# [MATERIAL PROVIDED]
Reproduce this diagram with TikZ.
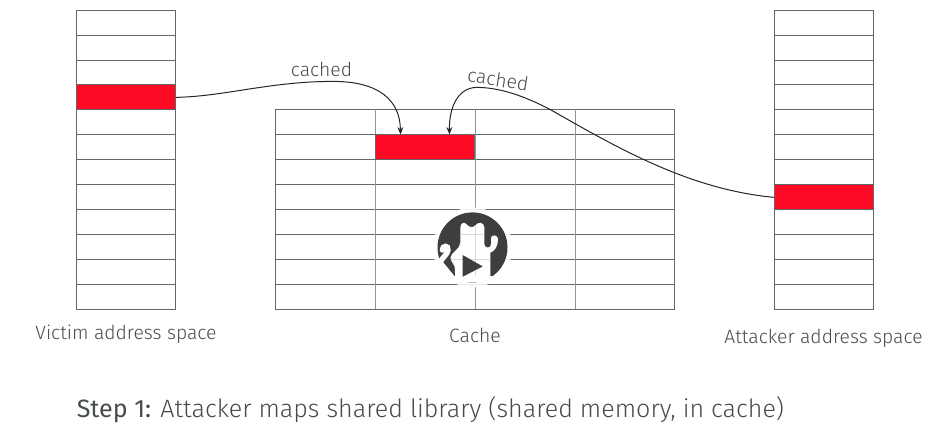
\documentclass[tikz,border=0pt]{standalone}
\usepackage{fontspec}
\setmainfont{Fira Sans}[UprightFont=* Light,BoldFont=*]
\usetikzlibrary{arrows.meta}
\definecolor{txt}{HTML}{464B4E}
\definecolor{gridc}{HTML}{63676A}
\definecolor{redc}{HTML}{FF0A24}
\definecolor{logoc}{HTML}{3E3E3E}
\tikzset{
  px/.style={x=0.75pt,y=-0.75pt},
  cell/.style={draw=gridc,line width=0.7pt},
  vline/.style={draw=gridc!70,line width=0.7pt},
  redcell/.style={draw=gridc,fill=redc,line width=0.7pt,inner sep=0pt,minimum height=18.75pt,anchor=north west},
  lbl/.style={text=txt,font=\fontsize{14.5pt}{17pt}\selectfont,inner sep=0pt,anchor=center},
  conn/.style={draw=black!85,line width=0.75pt,-{Stealth[length=5.5pt,width=4.5pt]}},
}
\newcommand{\catpath}{(70,215) -- (68,178) .. controls (62,165) and (54,158) .. (56,148) .. controls (58,135) and (85,125) .. (85,105) -- (85,60) .. controls (85,46) and (98,42) .. (105,52) .. controls (112,60) and (122,62) .. (130,54) .. controls (138,42) and (156,44) .. (157,60) -- (157,110) .. controls (157,123) and (177,125) .. (177,110) -- (177,92) .. controls (177,81) and (198,81) .. (198,95) .. controls (198,115) and (190,130) .. (175,136) -- (175,215) -- cycle}
\begin{document}
\begin{tikzpicture}[px]
\useasboundingbox (0,0) rectangle (949,439);
\begin{scope}[shift={(0,-0.6)}]
\foreach \y in {36,61,85,110,135,160,185,210,235,260,285}{
  \draw[cell] (76,\y) -- (175,\y);
  \draw[cell] (774,\y) -- (873,\y);
}
\draw[cell] (76,11) rectangle (175,310);
\draw[cell] (774,11) rectangle (873,310);
\node[redcell,minimum width=74.25pt] (vred) at (76,85) {};
\node[redcell,minimum width=74.25pt] (ared) at (774,185) {};
% cache
\foreach \y in {135,160,185,210,235,260,285}{
  \draw[cell] (275,\y) -- (674,\y);
}
\draw[cell] (275,110) rectangle (674,310);
\foreach \x in {375,475,575}{ \draw[vline] (\x,110) -- (\x,310); }
\node[redcell,minimum width=74.5pt] (cred) at (375,135) {};
% connectors
\coordinate (vt) at (400.5,135);
\coordinate (at) at (449.5,135);
\draw[conn] (vred.east) .. controls (225,97) and (270,82) .. (333,82) .. controls (378,82) and (400,100) .. (vt);
\draw[conn] (ared.west) .. controls (690,190) and (620,150) .. (550,110) .. controls (525,97) and (500,88) .. (477,88) .. controls (458,88) and (449,108) .. (at);
% logo
\fill[white,opacity=.88] (472.5,248) circle (40);
\fill[logoc] (472.5,248) circle (35);
\begin{scope}[shift={(432,208)},x=0.25pt,y=-0.25pt]
  \fill[white] \catpath;
  \begin{scope}
    \clip \catpath;
    \draw[gray!30,line width=0.6pt] (0,81) -- (240,81) (0,156) -- (240,156) (129,0) -- (129,240);
  \end{scope}
  \fill[white] (26,156) -- (38,170) -- (68,207) -- (68,225) -- (0,225) -- (0,170) -- cycle;
  \draw[white,line width=4pt,line cap=round] (31,128) .. controls (31,113) and (50,113) .. (48,128) .. controls (46,142) and (33,148) .. (26,162);
  \fill[white] (60,207) rectangle (185,225);
  \fill[logoc] (92,143) -- (152,177) -- (92,208) -- cycle;
\end{scope}
% labels
\node[lbl] (l1) at (126,335) {Victim address space};
\node[lbl] (l2) at (475,336) {Cache};
\node[lbl] (l3) at (823.5,339) {Attacker address space};
\node[lbl] (c1) at (321.5,70) {cached};
\node[lbl,rotate=-9] (c2) at (498,80) {cached};
\node[text=txt,font=\fontsize{18.8pt}{22pt}\selectfont,inner sep=0pt,anchor=west] (cap) at (76.5,410) {\textbf{Step 1:}\hspace{7pt}Attacker maps shared library (shared memory, in cache)};
\end{scope}
\end{tikzpicture}
\end{document}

# [REQUIRED TASK]
Pictures are excluded; copy all other data exactly as shown.

# [RESULT OF THIS TASK]
Reproduce this diagram with TikZ.
\documentclass[tikz,border=0pt]{standalone}
\usepackage{fontspec}
\setmainfont{Fira Sans}[UprightFont=* Light,BoldFont=*]
\usetikzlibrary{arrows.meta}
\definecolor{txt}{HTML}{464B4E}
\definecolor{gridc}{HTML}{63676A}
\definecolor{redc}{HTML}{FF0A24}
\definecolor{logoc}{HTML}{3E3E3E}
\tikzset{
  px/.style={x=0.75pt,y=-0.75pt},
  cell/.style={draw=gridc,line width=0.7pt},
  vline/.style={draw=gridc!70,line width=0.7pt},
  redcell/.style={draw=gridc,fill=redc,line width=0.7pt,inner sep=0pt,minimum height=18.75pt,anchor=north west},
  lbl/.style={text=txt,font=\fontsize{14.5pt}{17pt}\selectfont,inner sep=0pt,anchor=center},
  conn/.style={draw=black!85,line width=0.75pt,-{Stealth[length=5.5pt,width=4.5pt]}},
}
\newcommand{\catpath}{(70,215) -- (68,178) .. controls (62,165) and (54,158) .. (56,148) .. controls (58,135) and (85,125) .. (85,105) -- (85,60) .. controls (85,46) and (98,42) .. (105,52) .. controls (112,60) and (122,62) .. (130,54) .. controls (138,42) and (156,44) .. (157,60) -- (157,110) .. controls (157,123) and (177,125) .. (177,110) -- (177,92) .. controls (177,81) and (198,81) .. (198,95) .. controls (198,115) and (190,130) .. (175,136) -- (175,215) -- cycle}
\begin{document}
\begin{tikzpicture}[px]
\useasboundingbox (0,0) rectangle (949,439);
\begin{scope}[shift={(0,-0.6)}]
\foreach \y in {36,61,85,110,135,160,185,210,235,260,285}{
  \draw[cell] (76,\y) -- (175,\y);
  \draw[cell] (774,\y) -- (873,\y);
}
\draw[cell] (76,11) rectangle (175,310);
\draw[cell] (774,11) rectangle (873,310);
\node[redcell,minimum width=74.25pt] (vred) at (76,85) {};
\node[redcell,minimum width=74.25pt] (ared) at (774,185) {};
% cache
\foreach \y in {135,160,185,210,235,260,285}{
  \draw[cell] (275,\y) -- (674,\y);
}
\draw[cell] (275,110) rectangle (674,310);
\foreach \x in {375,475,575}{ \draw[vline] (\x,110) -- (\x,310); }
\node[redcell,minimum width=74.5pt] (cred) at (375,135) {};
% connectors
\coordinate (vt) at (400.5,135);
\coordinate (at) at (449.5,135);
\draw[conn] (vred.east) .. controls (225,97) and (270,82) .. (333,82) .. controls (378,82) and (400,100) .. (vt);
\draw[conn] (ared.west) .. controls (690,190) and (620,150) .. (550,110) .. controls (525,97) and (500,88) .. (477,88) .. controls (458,88) and (449,108) .. (at);
% logo
\fill[white,opacity=.88] (472.5,248) circle (40);
\fill[logoc] (472.5,248) circle (35);
\begin{scope}[shift={(432,208)},x=0.25pt,y=-0.25pt]
  \fill[white] \catpath;
  \begin{scope}
    \clip \catpath;
    \draw[gray!30,line width=0.6pt] (0,81) -- (240,81) (0,156) -- (240,156) (129,0) -- (129,240);
  \end{scope}
  \fill[white] (26,156) -- (38,170) -- (68,207) -- (68,225) -- (0,225) -- (0,170) -- cycle;
  \draw[white,line width=4pt,line cap=round] (31,128) .. controls (31,113) and (50,113) .. (48,128) .. controls (46,142) and (33,148) .. (26,162);
  \fill[white] (60,207) rectangle (185,225);
  \fill[logoc] (92,143) -- (152,177) -- (92,208) -- cycle;
\end{scope}
% labels
\node[lbl] (l1) at (126,335) {Victim address space};
\node[lbl] (l2) at (475,336) {Cache};
\node[lbl] (l3) at (823.5,339) {Attacker address space};
\node[lbl] (c1) at (321.5,70) {cached};
\node[lbl,rotate=-9] (c2) at (498,80) {cached};
\node[text=txt,font=\fontsize{18.8pt}{22pt}\selectfont,inner sep=0pt,anchor=west] (cap) at (76.5,410) {\textbf{Step 1:}\hspace{7pt}Attacker maps shared library (shared memory, in cache)};
\end{scope}
\end{tikzpicture}
\end{document}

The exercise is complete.